One tempting case study-among many-is the reversal of fallen financier Wu Ying's death sentence. Ms. Wu was condemned to death by a provincial court earlier this year for "illegal fundraising," but when the Supreme People's Court conducted the required review of her death sentence, it essentially converted the sentence to life in prison. What happened? In the hours after Wu Ying's death sentence was announced,millions of tweets decrying her sentence flooded Weibo, at least before censors reduced that number to a mere 600,000.

Weibo as social proof

Some observers argued it was China's legal scholars and high-level opinion makers who tipped the scales, and not Weibo. But that's a false distinction. Many scholars, opinion makers, and government officials read Weibo tweets, and many tweet actively themselves.

While it may have been the final word of a scholar or official that saved Wu Ying, it's not hard to imagine high-level decision makers reading Weibo at some point in the months between Wu's death sentence and its reversal. In China's recent past, those who had an inkling Wu's sentence was wrong might merely have shared their feelings with friends in hushed tones and let the matter rest.

But in the age of Chinese social media, a quick visit to Weibo would have instantly proven those instincts to be widely shared. Opinion-makers and decision-makers privately opposed to Wu Ying's sentence may thus have felt more confident pushing for a reversal in the traditional, "real world" ways-in person, on the phone, over dinner.

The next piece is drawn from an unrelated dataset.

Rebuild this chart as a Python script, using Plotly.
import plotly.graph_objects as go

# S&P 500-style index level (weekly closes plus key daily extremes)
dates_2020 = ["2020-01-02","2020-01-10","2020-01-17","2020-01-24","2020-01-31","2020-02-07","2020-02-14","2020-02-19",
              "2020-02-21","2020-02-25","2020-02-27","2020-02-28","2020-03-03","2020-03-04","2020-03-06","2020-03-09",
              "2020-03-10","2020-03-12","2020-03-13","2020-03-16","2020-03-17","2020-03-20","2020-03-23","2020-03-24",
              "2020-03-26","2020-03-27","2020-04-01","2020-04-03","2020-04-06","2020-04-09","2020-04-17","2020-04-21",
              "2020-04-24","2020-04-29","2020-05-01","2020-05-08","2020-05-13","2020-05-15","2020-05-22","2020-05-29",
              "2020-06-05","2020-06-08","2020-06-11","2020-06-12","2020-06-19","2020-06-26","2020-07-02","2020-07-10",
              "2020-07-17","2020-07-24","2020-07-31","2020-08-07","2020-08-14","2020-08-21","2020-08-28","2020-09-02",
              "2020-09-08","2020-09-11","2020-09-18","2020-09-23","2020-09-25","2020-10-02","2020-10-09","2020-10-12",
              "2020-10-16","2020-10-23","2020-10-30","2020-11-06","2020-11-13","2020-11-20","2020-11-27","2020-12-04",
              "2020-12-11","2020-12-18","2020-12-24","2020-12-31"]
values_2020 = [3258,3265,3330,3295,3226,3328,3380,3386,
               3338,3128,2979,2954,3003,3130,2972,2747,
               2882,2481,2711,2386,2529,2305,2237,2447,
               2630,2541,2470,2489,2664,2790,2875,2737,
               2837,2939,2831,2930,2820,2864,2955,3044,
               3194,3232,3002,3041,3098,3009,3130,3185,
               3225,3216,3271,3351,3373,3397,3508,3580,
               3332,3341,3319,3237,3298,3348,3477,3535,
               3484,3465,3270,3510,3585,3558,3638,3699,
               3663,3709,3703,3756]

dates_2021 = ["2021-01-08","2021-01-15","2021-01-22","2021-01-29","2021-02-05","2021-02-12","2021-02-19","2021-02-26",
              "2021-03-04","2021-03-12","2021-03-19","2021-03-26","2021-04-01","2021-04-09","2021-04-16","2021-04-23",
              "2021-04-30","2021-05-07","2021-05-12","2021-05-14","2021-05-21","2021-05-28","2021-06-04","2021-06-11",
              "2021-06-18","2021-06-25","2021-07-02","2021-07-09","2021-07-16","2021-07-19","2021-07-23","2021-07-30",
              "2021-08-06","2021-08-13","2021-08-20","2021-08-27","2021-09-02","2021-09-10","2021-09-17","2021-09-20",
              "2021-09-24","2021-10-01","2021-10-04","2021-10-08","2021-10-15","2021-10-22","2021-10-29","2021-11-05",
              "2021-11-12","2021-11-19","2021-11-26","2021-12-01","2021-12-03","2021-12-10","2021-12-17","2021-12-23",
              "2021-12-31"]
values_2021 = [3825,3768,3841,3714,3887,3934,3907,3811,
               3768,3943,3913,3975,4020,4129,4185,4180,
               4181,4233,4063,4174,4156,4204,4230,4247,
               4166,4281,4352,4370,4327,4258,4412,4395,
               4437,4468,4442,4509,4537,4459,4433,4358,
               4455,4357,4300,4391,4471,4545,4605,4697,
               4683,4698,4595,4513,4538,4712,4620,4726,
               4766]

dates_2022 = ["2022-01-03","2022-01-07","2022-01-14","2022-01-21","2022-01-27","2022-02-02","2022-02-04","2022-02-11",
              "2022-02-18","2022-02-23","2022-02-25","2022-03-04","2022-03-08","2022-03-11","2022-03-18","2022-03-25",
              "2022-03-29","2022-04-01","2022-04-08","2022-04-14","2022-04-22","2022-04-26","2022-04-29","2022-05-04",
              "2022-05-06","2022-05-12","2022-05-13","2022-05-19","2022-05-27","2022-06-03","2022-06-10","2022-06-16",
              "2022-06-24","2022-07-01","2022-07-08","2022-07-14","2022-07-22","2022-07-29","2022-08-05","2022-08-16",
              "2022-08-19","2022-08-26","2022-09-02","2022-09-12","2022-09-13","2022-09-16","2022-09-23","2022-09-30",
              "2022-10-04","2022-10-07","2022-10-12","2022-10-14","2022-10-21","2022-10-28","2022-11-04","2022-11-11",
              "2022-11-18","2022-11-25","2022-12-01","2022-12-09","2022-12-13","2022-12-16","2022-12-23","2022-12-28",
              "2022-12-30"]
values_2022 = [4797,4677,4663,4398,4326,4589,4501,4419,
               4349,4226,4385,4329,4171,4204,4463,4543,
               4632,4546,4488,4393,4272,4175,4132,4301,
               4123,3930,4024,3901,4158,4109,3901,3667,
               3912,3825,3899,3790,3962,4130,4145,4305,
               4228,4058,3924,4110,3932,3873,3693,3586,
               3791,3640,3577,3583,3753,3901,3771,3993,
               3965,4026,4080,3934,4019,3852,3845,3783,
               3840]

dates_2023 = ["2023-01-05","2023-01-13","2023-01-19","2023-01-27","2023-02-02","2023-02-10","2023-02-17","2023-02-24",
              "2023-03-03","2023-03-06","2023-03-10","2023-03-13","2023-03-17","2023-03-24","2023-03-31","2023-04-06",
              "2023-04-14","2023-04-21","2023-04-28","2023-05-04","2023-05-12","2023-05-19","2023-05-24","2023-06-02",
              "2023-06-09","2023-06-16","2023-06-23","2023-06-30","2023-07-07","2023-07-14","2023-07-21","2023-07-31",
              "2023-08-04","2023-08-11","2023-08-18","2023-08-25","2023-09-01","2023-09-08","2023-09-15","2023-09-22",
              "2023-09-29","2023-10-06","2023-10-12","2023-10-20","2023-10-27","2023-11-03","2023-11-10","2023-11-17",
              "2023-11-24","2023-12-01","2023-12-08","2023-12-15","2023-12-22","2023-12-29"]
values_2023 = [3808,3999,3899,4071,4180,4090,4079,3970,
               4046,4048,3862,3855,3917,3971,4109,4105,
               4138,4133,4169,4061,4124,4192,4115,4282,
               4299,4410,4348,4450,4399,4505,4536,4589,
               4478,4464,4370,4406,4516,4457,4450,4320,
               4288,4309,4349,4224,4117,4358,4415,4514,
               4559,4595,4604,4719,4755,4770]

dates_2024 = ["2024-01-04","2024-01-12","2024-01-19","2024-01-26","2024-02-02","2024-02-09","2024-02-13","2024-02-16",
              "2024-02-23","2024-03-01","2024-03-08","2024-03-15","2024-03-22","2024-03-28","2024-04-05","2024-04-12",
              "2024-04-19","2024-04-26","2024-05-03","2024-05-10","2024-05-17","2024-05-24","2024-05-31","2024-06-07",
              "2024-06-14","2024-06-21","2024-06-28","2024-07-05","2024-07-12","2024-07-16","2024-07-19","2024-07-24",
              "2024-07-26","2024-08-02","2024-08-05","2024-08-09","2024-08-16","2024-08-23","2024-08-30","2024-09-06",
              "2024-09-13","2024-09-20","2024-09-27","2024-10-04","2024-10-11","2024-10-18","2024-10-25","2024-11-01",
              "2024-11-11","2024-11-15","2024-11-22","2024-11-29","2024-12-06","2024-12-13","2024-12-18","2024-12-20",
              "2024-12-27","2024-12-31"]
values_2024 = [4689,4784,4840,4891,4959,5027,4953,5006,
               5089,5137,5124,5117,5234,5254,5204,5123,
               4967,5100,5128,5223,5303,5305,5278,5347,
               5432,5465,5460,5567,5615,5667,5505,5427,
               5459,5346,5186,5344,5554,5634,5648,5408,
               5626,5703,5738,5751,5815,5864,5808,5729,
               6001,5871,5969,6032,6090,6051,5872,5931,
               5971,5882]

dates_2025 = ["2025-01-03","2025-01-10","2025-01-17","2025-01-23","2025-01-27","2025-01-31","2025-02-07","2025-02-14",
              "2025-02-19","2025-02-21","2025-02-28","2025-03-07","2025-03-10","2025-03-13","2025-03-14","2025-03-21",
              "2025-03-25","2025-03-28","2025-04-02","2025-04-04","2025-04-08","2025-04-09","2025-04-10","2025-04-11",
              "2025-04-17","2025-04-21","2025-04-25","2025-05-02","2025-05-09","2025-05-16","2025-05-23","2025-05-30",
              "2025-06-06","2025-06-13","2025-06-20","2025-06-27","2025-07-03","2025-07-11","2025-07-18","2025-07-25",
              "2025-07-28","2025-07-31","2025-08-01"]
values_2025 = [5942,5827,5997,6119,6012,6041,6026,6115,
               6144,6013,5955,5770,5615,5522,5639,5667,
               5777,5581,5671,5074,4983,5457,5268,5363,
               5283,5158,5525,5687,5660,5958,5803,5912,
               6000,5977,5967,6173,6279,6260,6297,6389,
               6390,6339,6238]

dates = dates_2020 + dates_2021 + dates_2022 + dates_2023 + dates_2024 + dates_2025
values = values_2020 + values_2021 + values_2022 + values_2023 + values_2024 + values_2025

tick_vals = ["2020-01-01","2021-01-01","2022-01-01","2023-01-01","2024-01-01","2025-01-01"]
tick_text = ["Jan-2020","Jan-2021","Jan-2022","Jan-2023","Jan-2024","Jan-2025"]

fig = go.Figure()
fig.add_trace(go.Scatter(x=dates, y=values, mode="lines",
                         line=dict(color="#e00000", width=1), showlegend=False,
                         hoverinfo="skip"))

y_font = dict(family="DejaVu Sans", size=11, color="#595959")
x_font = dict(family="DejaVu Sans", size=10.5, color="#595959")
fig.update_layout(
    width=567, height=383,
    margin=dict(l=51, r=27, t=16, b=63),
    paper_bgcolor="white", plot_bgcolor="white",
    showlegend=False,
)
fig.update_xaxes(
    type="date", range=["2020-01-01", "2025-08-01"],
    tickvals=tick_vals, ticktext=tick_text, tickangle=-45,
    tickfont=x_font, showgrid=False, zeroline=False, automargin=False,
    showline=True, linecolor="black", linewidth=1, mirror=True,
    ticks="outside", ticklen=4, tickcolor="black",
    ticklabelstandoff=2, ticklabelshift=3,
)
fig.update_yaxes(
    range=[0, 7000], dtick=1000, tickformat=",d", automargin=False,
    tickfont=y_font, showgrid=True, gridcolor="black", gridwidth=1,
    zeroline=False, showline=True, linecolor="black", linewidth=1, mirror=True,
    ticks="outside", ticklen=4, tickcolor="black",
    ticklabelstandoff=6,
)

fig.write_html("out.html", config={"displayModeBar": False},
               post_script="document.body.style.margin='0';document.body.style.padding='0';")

That's "social proof" in a nutshell. When in doubt, people look at the behavior of those around them to ascertain what's appropriate conduct. In China's political arena, where ambiguity reigns, social proof's importance is only magnified.

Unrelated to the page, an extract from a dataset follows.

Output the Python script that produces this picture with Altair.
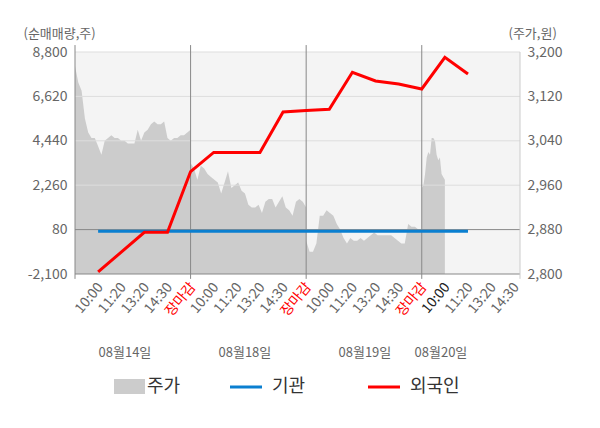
import altair as alt
import pandas as pd
import numpy as np

FONT = "Noto Sans CJK KR"

# ---- data ----
x_labels = ["10:00", "11:20", "13:20", "14:30", "장마감"] * 3 + ["10:00", "11:20", "13:20", "14:30"]
date_labels = ["08월14일", "08월18일", "08월19일", "08월20일"]
date_pos = [2.16, 7.35, 12.54, 15.83]
legend_names = ["주가", "기관", "외국인"]

price_d1 = [3175, 3145, 3130, 3080, 3055, 3045, 3045, 3030, 3015, 3040, 3045, 3050,
            3045, 3045, 3040, 3040, 3035, 3035, 3035, 3060, 3040, 3055, 3060, 3070,
            3075, 3070, 3070, 3075, 3045, 3040, 3045, 3045, 3050, 3050, 3055, 3060]
price_d2 = [3000, 2990, 2970, 2995, 2990, 2980, 2975, 2970, 2965, 2945, 2965, 2985,
            2955, 2960, 2965, 2950, 2945, 2925, 2920, 2920, 2925, 2910, 2930, 2935,
            2935, 2920, 2930, 2940, 2920, 2915, 2905, 2930, 2935, 2930, 2920]
price_d3 = [2860, 2840, 2840, 2855, 2905, 2905, 2915, 2910, 2905, 2890, 2880, 2865,
            2855, 2865, 2860, 2860, 2865, 2860, 2865, 2870, 2875, 2870, 2870, 2870,
            2870, 2870, 2865, 2860, 2855, 2855, 2890, 2885, 2885, 2880, 2880]
price_d4 = [2955, 2960, 2980, 3010, 3020, 3015, 3045, 3045, 3040, 3015, 3005, 3010,
            2980, 2975, 2970]

inst = [0] * 17
foreign = [-2000, -1025, -50, -50, 2930, 3870, 3870, 3870, 5855, 5930, 5990,
           7805, 7375, 7230, 6985, 8540, 7720]

left_ticks = [-2100, 80, 2260, 4440, 6620, 8800]
right_ticks = [2800, 2880, 2960, 3040, 3120, 3200]

# ---- tables ----
P_MIN, P_MAX = 2800, 3200
Y_MIN, Y_MAX = -2100, 8800
X_MAX = 19.25

day_spans = [(0, 5), (5, 10), (10, 15), (15, 16)]
rows = []
for (a, b), d in zip(day_spans, [price_d1, price_d2, price_d3, price_d4]):
    for u, p in zip(np.linspace(a, b, len(d)), d):
        rows.append({"u": float(u), "price": p, "base": P_MIN})
price_df = pd.DataFrame(rows)

units = list(range(1, 18))
inst_df = pd.DataFrame({"u": units, "v": inst})
for_df = pd.DataFrame({"u": units, "v": foreign})

xl_colors = []
for i, lab in enumerate(x_labels):
    if lab == "장마감":
        xl_colors.append("#ff0000")
    elif i == 15:
        xl_colors.append("#222222")
    else:
        xl_colors.append("#666666")
xlab_df = pd.DataFrame({"u": list(range(1, 20)), "label": x_labels, "col": xl_colors})
date_df = pd.DataFrame({"u": date_pos, "label": date_labels})

xscale = alt.Scale(domain=[0, X_MAX], nice=False, zero=False)
yscale = alt.Scale(domain=[Y_MIN, Y_MAX], nice=False, zero=False)
pscale = alt.Scale(domain=[P_MIN, P_MAX], nice=False, zero=False)

LABEL_EXPR = "replace(format(datum.value, ',.0f'), '\u2212', '-')"

left_axis = alt.Axis(orient="left", values=left_ticks, labelExpr=LABEL_EXPR, labelFontSize=14,
                     labelColor="#666666", labelPadding=8, ticks=False, domain=False,
                     grid=False, title="(순매매량,주)", titleAngle=0, titleAlign="left",
                     titleX=-52, titleY=-19, titleBaseline="middle", titleFontSize=13,
                     titleFontWeight="normal", titleColor="#666666")
right_axis = alt.Axis(orient="right", values=right_ticks, labelExpr=LABEL_EXPR, labelFontSize=14,
                      labelColor="#666666", labelPadding=7, ticks=False, domain=False,
                      grid=False, title="(주가,원)", titleAngle=0, titleAlign="left",
                      titleX=-12, titleY=-19, titleBaseline="middle", titleFontSize=13,
                      titleFontWeight="normal", titleColor="#666666")

X = alt.X("u:Q", scale=xscale, axis=None)
YL = alt.Y("v:Q", scale=yscale, axis=left_axis)

area = alt.Chart(price_df).mark_area(color="#cccccc", opacity=1).encode(
    x=X,
    y=alt.Y("price:Q", scale=pscale, axis=right_axis),
    y2="base:Q",
)

grid_df = pd.DataFrame({"v": [t for t in left_ticks if t not in (Y_MIN, 80)]})
grid = alt.Chart(grid_df).mark_rule(color="#dddddd", strokeWidth=1).encode(
    y=YL, x=alt.value(0), x2=alt.value(445),
)
dark_df = pd.DataFrame({"v": [80, Y_MIN]})
dark_lines = alt.Chart(dark_df).mark_rule(color="#888888", strokeWidth=1).encode(
    y=YL, x=alt.value(0), x2=alt.value(445),
)
# vertical day separators, extending a little above the plot and below as ticks
vr_df = pd.DataFrame({"u": [0, 5, 10, 15], "v": [9140] * 4, "v2": [-2340] * 4})
day_rules = alt.Chart(vr_df).mark_rule(color="#888888", strokeWidth=1).encode(
    x=X, y=YL, y2="v2:Q",
)
end_df = pd.DataFrame({"u": [X_MAX], "v": [Y_MAX], "v2": [-2340]})
end_rule = alt.Chart(end_df).mark_rule(color="#cccccc", strokeWidth=1).encode(
    x=X, y=YL, y2="v2:Q",
)

blue = alt.Chart(inst_df).mark_line(color="#0a7fd0", strokeWidth=3).encode(x=X, y=YL)
red = alt.Chart(for_df).mark_line(color="#ff0000", strokeWidth=3).encode(x=X, y=YL)

xlabels = alt.Chart(xlab_df).mark_text(angle=310, align="right", baseline="middle",
                                       dx=4, fontSize=14).encode(
    x=X, y=alt.value(236), text="label:N", color=alt.Color("col:N", scale=None),
)
dates = alt.Chart(date_df).mark_text(align="center", baseline="middle", fontSize=13,
                                     color="#666666").encode(
    x=X, y=alt.value(301), text="label:N",
)

one = pd.DataFrame({"k": [1]})
leg_rect = alt.Chart(one).mark_rect(color="#cccccc").encode(
    x=alt.value(39), x2=alt.value(70), y=alt.value(327), y2=alt.value(342))
leg_blue = alt.Chart(one).mark_rule(color="#0a7fd0", strokeWidth=3).encode(
    x=alt.value(155), x2=alt.value(187), y=alt.value(335))
leg_red = alt.Chart(one).mark_rule(color="#ff0000", strokeWidth=3).encode(
    x=alt.value(293), x2=alt.value(325), y=alt.value(335))
leg_text_df = pd.DataFrame({"label": legend_names, "px": [72, 197, 335]})
leg_text = alt.Chart(leg_text_df).mark_text(align="left", baseline="middle", fontSize=18,
                                            color="#333333").encode(
    x=alt.X("px:Q", scale=None, axis=None), y=alt.value(335), text="label:N")

net = alt.layer(grid, dark_lines, day_rules, end_rule, blue, red,
                xlabels, dates, leg_rect, leg_blue, leg_red, leg_text)

chart = alt.layer(area, net).resolve_scale(y="independent").properties(
    width=445, height=222,
    padding={"left": 67, "top": 44, "right": 72, "bottom": 146},
    autosize=alt.AutoSizeParams(type="none"),
).configure(font=FONT).configure_view(fill="#f4f4f4", strokeWidth=0)

chart.save("out.html", embed_options={"renderer": "svg", "actions": False})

Gather 'round! There are "shadow protests" every day

This all sounds like good news, but it's too much to say that Weibo thus functions as a "shadow democracy." At best, it's a weak simulacrum shot through with exceptions, deletions, and danger.

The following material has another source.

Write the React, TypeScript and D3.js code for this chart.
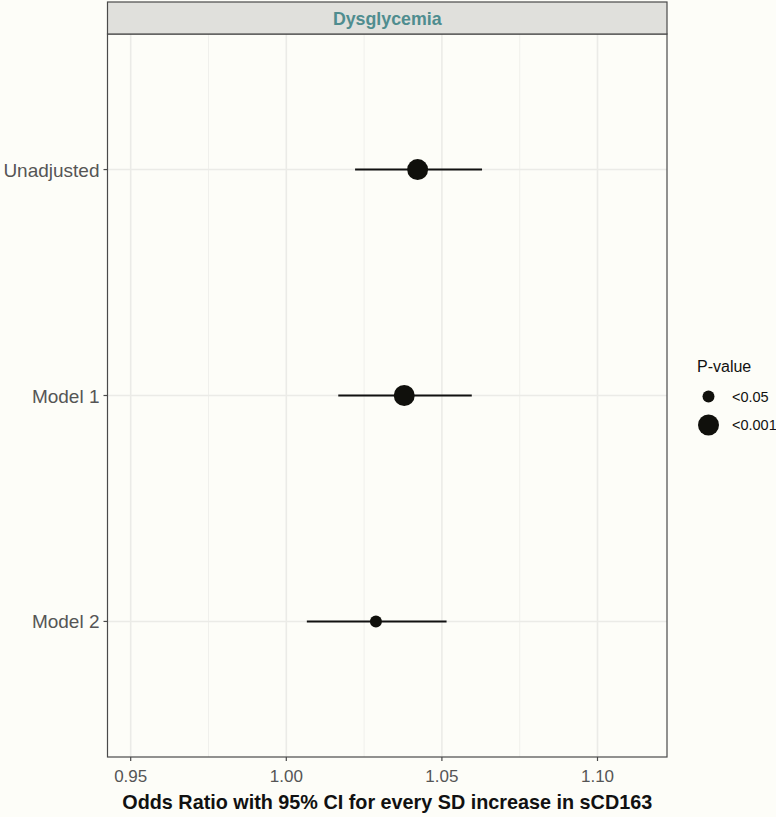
import React, { useEffect, useRef } from "react";
import * as d3 from "d3";

// forest plot: odds ratio per SD sCD163, faceted "Dysglycemia"
const models = ["Unadjusted", "Model 1", "Model 2"];
const oddsRatio = [1.0422, 1.0379, 1.0288];
const ciLow = [1.0221, 1.0167, 1.0066];
const ciHigh = [1.0629, 1.0596, 1.0515];
const pGroup = ["<0.001", "<0.001", "<0.05"];
const pLevels = ["<0.05", "<0.001"];
const xTicks = [0.95, 1.0, 1.05, 1.1];
const xMinor = [0.975, 1.025, 1.075];

const W = 776;
const H = 817;

const App = () => {
    const container = useRef<SVGSVGElement>(null);

    useEffect(() => {
        const svg = d3.select(container.current);
        svg.selectAll("*").remove();

        const font = "'Liberation Sans', Arial, sans-serif";
        const bg = "#fdfdf8";
        const panel = { left: 107.5, right: 667, top: 34, bottom: 757 };
        const strip = { top: 2, bottom: 34 };

        svg.append("rect").attr("width", W).attr("height", H).attr("fill", bg);

        const x = d3.scaleLinear()
            .domain([0.95, 1.1])
            .range([130.7, 597.5]);

        const y = d3.scalePoint()
            .domain(models)
            .range([panel.top, panel.bottom])
            .padding(0.6);

        const size = d3.scaleOrdinal<string, number>()
            .domain(pLevels)
            .range([6, 10.5]);

        // grid
        const grid = svg.append("g");
        grid.selectAll(".minor")
            .data(xMinor)
            .enter()
            .append("line")
            .attr("x1", (d) => x(d)).attr("x2", (d) => x(d))
            .attr("y1", panel.top).attr("y2", panel.bottom)
            .attr("stroke", "#f0f0ec").attr("stroke-width", 1);
        grid.selectAll(".major")
            .data(xTicks)
            .enter()
            .append("line")
            .attr("x1", (d) => x(d)).attr("x2", (d) => x(d))
            .attr("y1", panel.top).attr("y2", panel.bottom)
            .attr("stroke", "#ebebe7").attr("stroke-width", 1.6);
        grid.selectAll(".hmajor")
            .data(models)
            .enter()
            .append("line")
            .attr("x1", panel.left).attr("x2", panel.right)
            .attr("y1", (d) => y(d)!).attr("y2", (d) => y(d)!)
            .attr("stroke", "#ebebe7").attr("stroke-width", 1.6);

        // CI lines
        svg.selectAll(".ci")
            .data(models)
            .enter()
            .append("line")
            .attr("x1", (d, i) => x(ciLow[i]))
            .attr("x2", (d, i) => x(ciHigh[i]))
            .attr("y1", (d) => y(d)!).attr("y2", (d) => y(d)!)
            .attr("stroke", "#111111").attr("stroke-width", 2);

        // points
        svg.selectAll(".pt")
            .data(models)
            .enter()
            .append("circle")
            .attr("cx", (d, i) => x(oddsRatio[i]))
            .attr("cy", (d) => y(d)!)
            .attr("r", (d, i) => size(pGroup[i]))
            .attr("fill", "#10100c");

        // panel border
        svg.append("rect")
            .attr("x", panel.left).attr("y", panel.top)
            .attr("width", panel.right - panel.left)
            .attr("height", panel.bottom - panel.top)
            .attr("fill", "none").attr("stroke", "#4a4a4a").attr("stroke-width", 1.2);

        // strip
        svg.append("rect")
            .attr("x", panel.left).attr("y", strip.top)
            .attr("width", panel.right - panel.left)
            .attr("height", strip.bottom - strip.top)
            .attr("fill", "#e0e0dc").attr("stroke", "#4a4a4a").attr("stroke-width", 1.2);
        svg.append("text")
            .attr("x", (panel.left + panel.right) / 2)
            .attr("y", (strip.top + strip.bottom) / 2 + 6.5)
            .attr("text-anchor", "middle")
            .attr("font-family", font).attr("font-size", 17.8).attr("font-weight", "bold")
            .attr("fill", "#4f8d8f")
            .text("Dysglycemia");

        // x axis
        const xa = svg.append("g");
        xa.selectAll(".tick")
            .data(xTicks)
            .enter()
            .append("line")
            .attr("x1", (d) => x(d)).attr("x2", (d) => x(d))
            .attr("y1", panel.bottom).attr("y2", panel.bottom + 4)
            .attr("stroke", "#4a4a4a").attr("stroke-width", 1.2);
        xa.selectAll(".lab")
            .data(xTicks)
            .enter()
            .append("text")
            .attr("x", (d) => x(d))
            .attr("y", 782)
            .attr("text-anchor", "middle")
            .attr("font-family", font).attr("font-size", 17)
            .attr("fill", "#555555")
            .text((d) => d3.format(".2f")(d));
        svg.append("text")
            .attr("x", (panel.left + panel.right) / 2)
            .attr("y", 809)
            .attr("text-anchor", "middle")
            .attr("font-family", font).attr("font-size", 19.8).attr("font-weight", "bold")
            .attr("fill", "#111111")
            .text("Odds Ratio with 95% CI for every SD increase in sCD163");

        // y axis
        const ya = svg.append("g");
        ya.selectAll(".tick")
            .data(models)
            .enter()
            .append("line")
            .attr("x1", panel.left - 4).attr("x2", panel.left)
            .attr("y1", (d) => y(d)!).attr("y2", (d) => y(d)!)
            .attr("stroke", "#4a4a4a").attr("stroke-width", 1.2);
        ya.selectAll(".lab")
            .data(models)
            .enter()
            .append("text")
            .attr("x", panel.left - 8)
            .attr("y", (d) => y(d)! + 7)
            .attr("text-anchor", "end")
            .attr("font-family", font).attr("font-size", 19)
            .attr("fill", "#555555")
            .text((d) => d);

        // legend
        const lg = svg.append("g");
        lg.append("text")
            .attr("x", 697).attr("y", 372)
            .attr("font-family", font).attr("font-size", 16)
            .attr("fill", "#111111")
            .text("P-value");
        const ly = [396.5, 425];
        lg.selectAll(".key")
            .data(pLevels)
            .enter()
            .append("circle")
            .attr("cx", 708.5)
            .attr("cy", (d, i) => ly[i])
            .attr("r", (d) => size(d))
            .attr("fill", "#10100c");
        lg.selectAll(".klab")
            .data(pLevels)
            .enter()
            .append("text")
            .attr("x", 732)
            .attr("y", (d, i) => ly[i] + 5)
            .attr("font-family", font).attr("font-size", 14.5)
            .attr("fill", "#111111")
            .text((d) => d);
    }, []);

    return (
        <svg ref={container} width={W} height={H}
            style={{ position: "absolute", left: 0, top: 0 }}></svg>
    );
};

export default App;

But, there is at least the ability to conduct a "digital protest," or a "shadow protest." In netizen parlance, it might be called "wei guan," (围观) or "gathering 'round." Netizens use the term broadly to call attention to the trivial, but also to the profound.

"Gathering 'round" perfectly captures both the power and the passivity of online protest. On one hand, netizen commenters or re-tweeters are doing nothing more than bearing witness to injustice. And yet, the number of witnesses is itself a projection of power. It sends the message that a large number of Chinese find a behavior, or an outcome, unacceptable. This remains true even if censors move to delete comments after the fact.

But it's not enough for netizens to express themselves; the government has to pay attention. The evidence suggests that it does. In the last year alone, the number of government officials or government organs with official Weibo accountsspiraled from 5,000 to 20,000. Surely, those using these accounts sometimes read as well as tweet.

And let's not forget those censors. Their overall influence is surely anti-democratic. But how do they receive their marching orders without telling someone high in the firmament where online sentiment is trending? It's likely high officials want at least a basic overview of political chatter on Weibo, even if it's to help them issue a gag order.

A new kind of protest

To be sure, famous Chinese blogger Han Han would not be impressed with all this "gathering." As he said in a 2011 interview with The Economist, "You feel like you could go open the window and you would see protesters on the street...but once you open the window, you realize that there's nothing there at all."

But a street protest is not the only way for citizen outrage to lead to change; it is just one manifestation of discontent. When people take to the streets, they both present, and expose themselves to, the possibility of physical confrontation. They provide a visible counter of how many people are deeply aggrieved, although protesters must take care to reach broad agreement on why they are dissatisfied and what they hope to accomplish.

Protest assumes a different form online. Protesters online may not be enraged enough to take to the streets-they may be only mildly annoyed. And they need not be unified in their complaints, or even think of themselves as protesters. The protest will look different from different angles, depending on what term is searched (or, as An Xiao Mina recently wrote, which memes take hold). It may also reach into the millions, or the tens of millions, far exceeding the scope of a street protest. It can touch on issues of broad, diffuse national interest that would be unlikely to manifest themselves in physical protests limited to a precise place and time.

So does China's government care when millions of people are upset-perhaps for different reasons-as opposed to knowing that thousands of people are outraged? In all likelihood, it does. Its response may simply be to censor the tweets, or to offer insufficient window-dressing, but that is still a response.

Is talk cheap?

"But talk," some may object, "is cheap, especially online." Indeed, Tea Leaf Nation recently covered the perverse "one-upsmanship" that can cause online sentiment to become artificially extreme. As netizens strive to be noticed above the fray, they tend to make increasingly acidic statements-even if their own views are actually more subtle.

Weibo-savvy government officials must be aware of this dynamic when they log in to have a peek. The question is whether they appropriately account for this effect: Do they overreact by not taking anything that gets said seriously? Do they under-react by taking netizen sentiment at something near face value?

Sometimes, they may not care what netizens really think. Every so often, a netizen is expelled from Weibo, or invited to meet with authorities-to "drink tea"-or is simply disappeared altogether in retaliation for a sufficiently heterodox tweet. In one recent example, The Economist reported that former Weibo power user Li Delin was apparently detained for issuing a tweet that inadvertently led to a coup rumor.

These incidents, while isolated, prove that online speech isn't always cheap. Political speech online carries the risk, however slight, of real-world consequences. And that means netizens are showing their own kind of courage when they strive to be heard. It's small wonder, then, that netizens are affecting their own kind of change in China.